I'd like to note that I also met very few Americans on my trip until I went to Switzerland..and every single one of them had got there via Rick Steve's (except Ross who had been told word of mouth) ... I feel like I would've met more in Italy or some place more American Friendly (not that Germany isn't, but most people regard it as like... Nazi Zone still, or something. I really don't understand why.) I get the impression that a) Most Americans aren't really enlightened to budget travel / have no desire to budget travel (as it's not entirely comfortable) ... and as a result they do things like... Take bus tours. And stay at the Four Seasons. Pretty much any and all backpackers I met in Europe were college students ... and many of them were there after just finishing a semester/year abroad.
I hope you have a safe trip home. Adjusting to the real world always seems so blasphemous, but it happens quicker than you think. Which is actually kind of depressing.

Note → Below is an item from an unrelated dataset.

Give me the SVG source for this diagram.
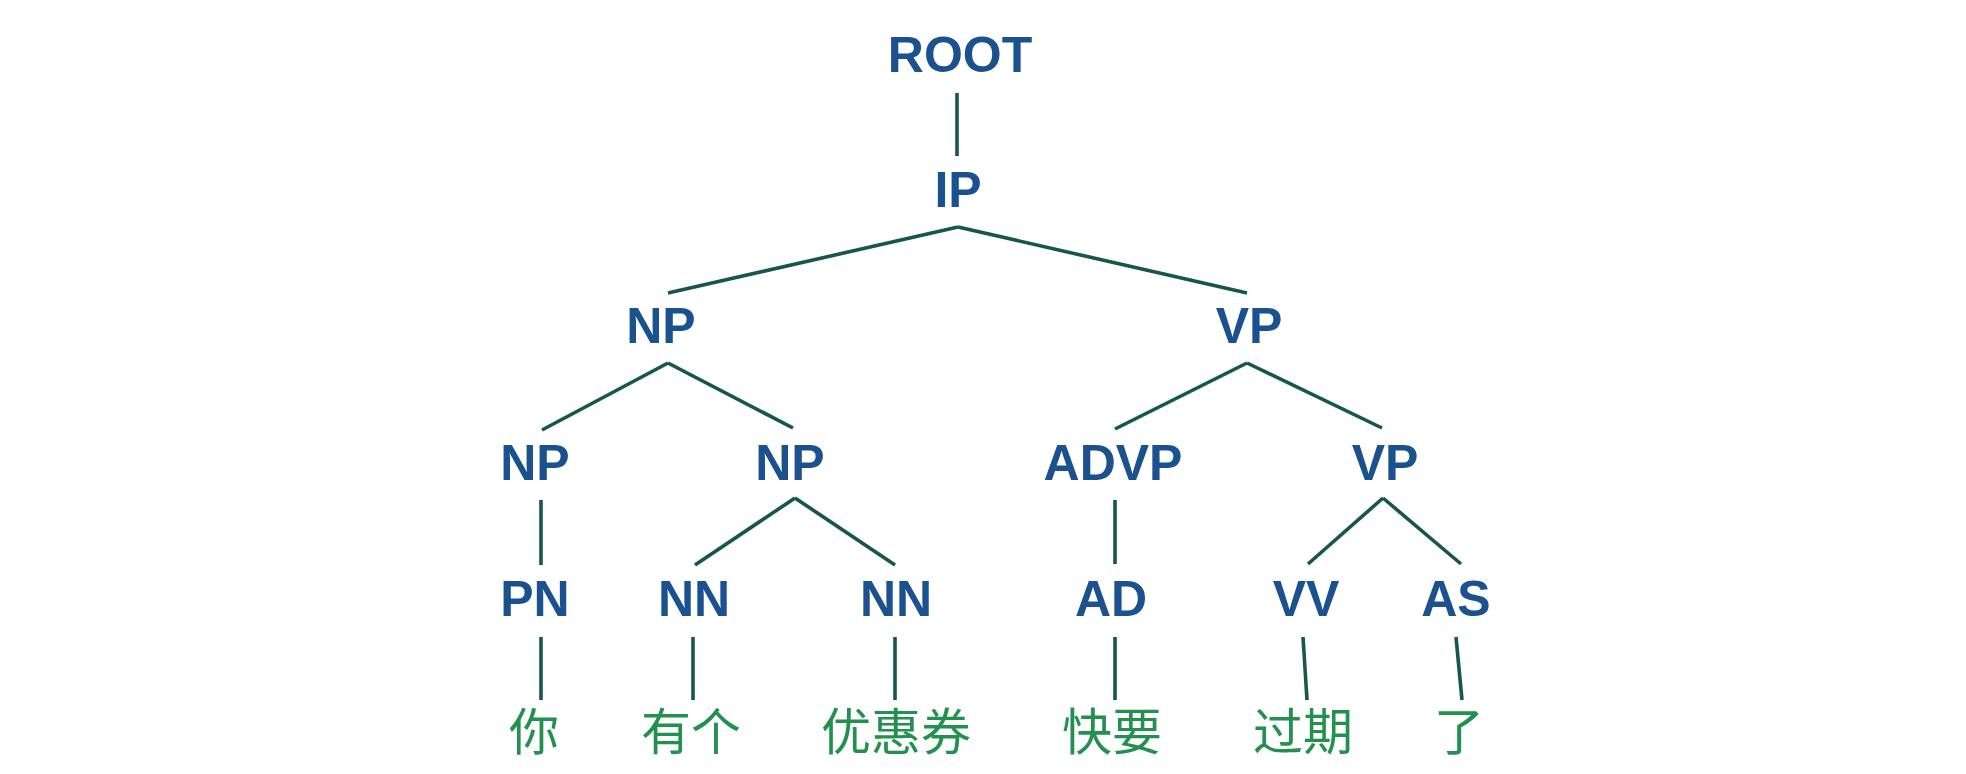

Oh, and I can totally identify with not being able to write while I travel (except a laundry list of like... stuff I did that day). Even when I have a lot of time to write in my own journal and stuff I just can't make any meaning of it until a fair amount of time after. I need to talk to other people about it first, before I can come to conclusions. Also, once you get used to like... being in foreign countries and seeing foreign things, that kind of stuff isn't really compelling to write about anymore. You're like... "Eh. I guess that's just how it works."
We should go on a trip together. Pleasepleasepleaseplease?